Back then, my mom had a woman from Sommerset, Mrs. H, come up to help every day with the washing and cooking. Mrs. H’s husband sometimes came around to spray the fruit trees with pesticides banned in North America and to clear away underbrush. The first report of how the gardeners felt about paying rent came from Mrs. H, who’d heard it from her husband. Rumor had it that some of the men in Sommerset thought my mom was being quite presumptuous to come back to Baobique after thirty years, stay all alone at Godwyn, and tell them to pay rent for land they had been using for long before her return. Some of those men thought they should go up there late one night and
teach dat ’oman a lesson, na
, rough her up like only a man could. The rumor was repeated to my mom by the old man with the apple-core head who used to sleep in her shed at night in exchange for dinner; an arrangement which gave him food and shelter and gave my mom a second presence on the estate when she was asleep and most vulnerable.

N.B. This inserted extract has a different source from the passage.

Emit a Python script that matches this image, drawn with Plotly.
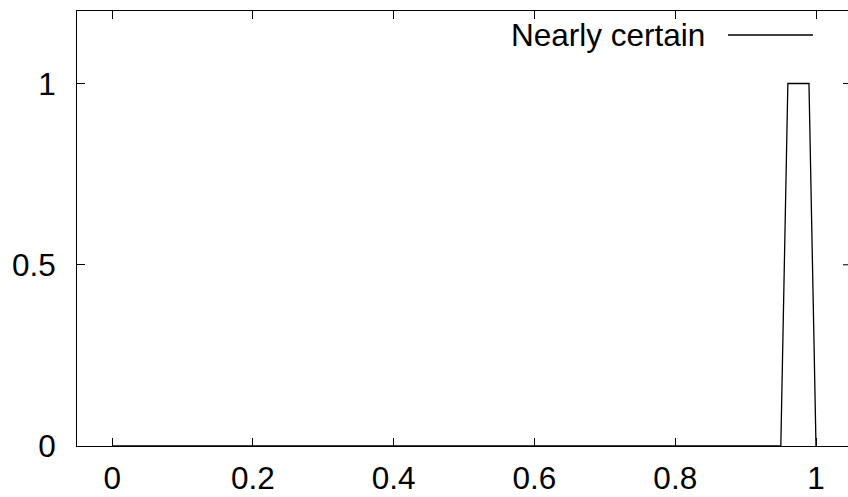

Turned out to just be a rumor though. Unsettling only because it came from Sommerset.
* * *
My studio sat half a block from one of those trendy Bay Area streets, like 24th Street or Castro in San Francisco; 4th Street in Berkeley; mine being Piedmont in Oakland, and the whiteness of the walls offered me a blank slate of which I appeared to be in particular need.
It occurred to me, as I drove my mother home, that I had yet to place anything on those walls, and while for so long their lack of clutter had perhaps provided me with a certain solace, they had now turned into something of a little pebble fallen in my shoe that rubbed and rubbed and rubbed against my skin. I knew the walls would strike her as freakish. Again I’d be the odd duck, a failure at all things feminine, like simple decoration and sleeping with men.